Researchers are, it seems, having a blast with it. Jorgensen recently used the classification system to study tales in which a heroine is forced to maintain a vow of silence, including ATUs 451, 533 (“The Speaking Horse Head”) and 442 (“The Old Woman in the Forest”). Last year, two researchers from Portugal ran a phylogenetic-style analysis on a big chunk of tale types, in an attempt to figure out the “ancestor” of today’s multitude of stories. (The strongest contender: ATU 330, “The Smith Outwits the Devil.”)
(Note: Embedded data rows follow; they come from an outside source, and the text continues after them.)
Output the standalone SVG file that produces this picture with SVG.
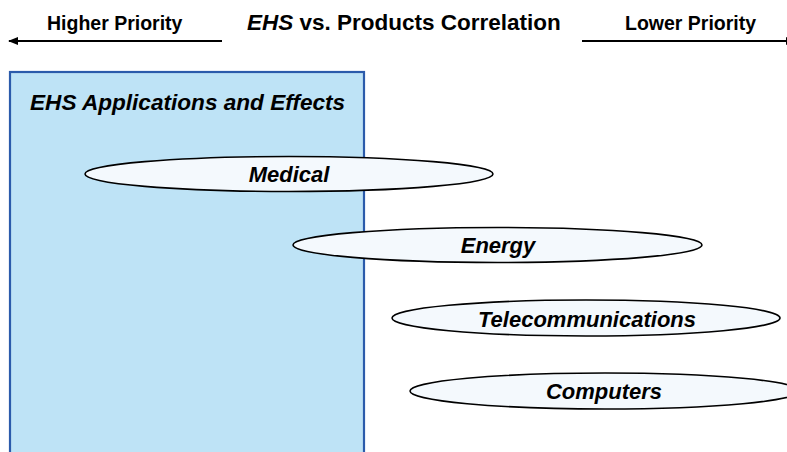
<svg xmlns="http://www.w3.org/2000/svg" width="787" height="452" viewBox="0 0 787 452">
<style>
text{font-family:"Liberation Sans",Arial,sans-serif;font-weight:bold;fill:#000}
.hdr{font-size:19.5px}
.ttl{font-size:22.5px}
.lbl{font-size:22px;font-style:italic;text-anchor:middle}
.ell{fill:#f4f9fd;stroke:#000;stroke-width:1.6}
.arr{stroke:#000;stroke-width:2;fill:none}
</style>
<defs>
<marker id="ah" viewBox="0 0 10 10" refX="9" refY="5" markerWidth="5" markerHeight="5" orient="auto-start-reverse" markerUnits="strokeWidth">
<path d="M0,1 L10,5 L0,9 z" fill="#000"/>
</marker>
</defs>
<g id="header">
<text class="hdr" x="47" y="30">Higher Priority</text>
<text class="ttl" x="247" y="30"><tspan font-style="italic">EHS</tspan> vs. Products Correlation</text>
<text class="hdr" x="625" y="30">Lower Priority</text>
</g>
<g id="connectors">
<line class="arr" x1="222" y1="41" x2="9" y2="41" marker-end="url(#ah)"/>
<line class="arr" x1="582" y1="41" x2="795" y2="41" marker-end="url(#ah)"/>
</g>
<g id="ehs-box">
<rect x="10" y="72" width="354" height="400" fill="#bee3f6" stroke="#2b5bab" stroke-width="2.2"/>
<text x="30" y="110" style="font-size:22.6px;font-style:italic">EHS Applications and Effects</text>
</g>
<g id="medical">
<ellipse class="ell" cx="289" cy="174" rx="204" ry="17.5"/>
<text class="lbl" x="289" y="182">Medical</text>
</g>
<g id="energy">
<ellipse class="ell" cx="497.5" cy="245" rx="204.5" ry="17.5"/>
<text class="lbl" x="498" y="253">Energy</text>
</g>
<g id="telecommunications">
<ellipse class="ell" cx="586" cy="318" rx="194" ry="18"/>
<text class="lbl" x="587" y="327">Telecommunications</text>
</g>
<g id="computers">
<ellipse class="ell" cx="605" cy="391" rx="195" ry="18"/>
<text class="lbl" x="604" y="399">Computers</text>
</g>
</svg>
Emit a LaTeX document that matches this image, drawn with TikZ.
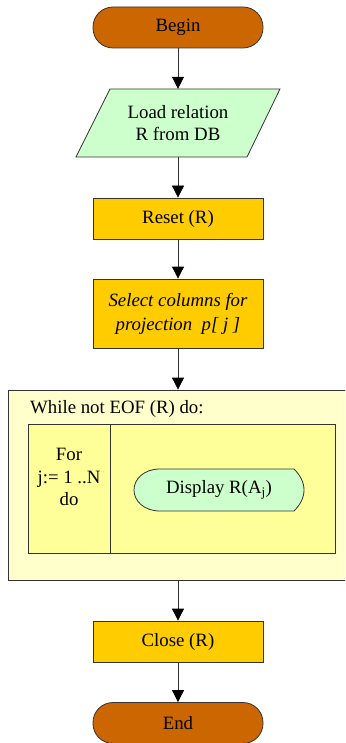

Of course, it’s still not perfect. “It’s not as multicultural as it could be,” says Jorgensen. “It’s still slim on certain parts of Africa and Asia.” Some scholars allege that tale type names continue to reflect prejudices—stories in which a beautiful princess is forced into catatonic sleep by her stepmom, for example, are currently called “Snow White,” even though they also occur in cultures where white skin is not the norm. Still others argue that having tale types at all can encourage abstraction and decontextualization.
Sometimes, though, that very abstraction and decontextualization makes for its own, curiosity-inducing poetry. Don’t you want to know what happens, across cultures, in ATU 570, also known as “Bunnies Beware of the King”?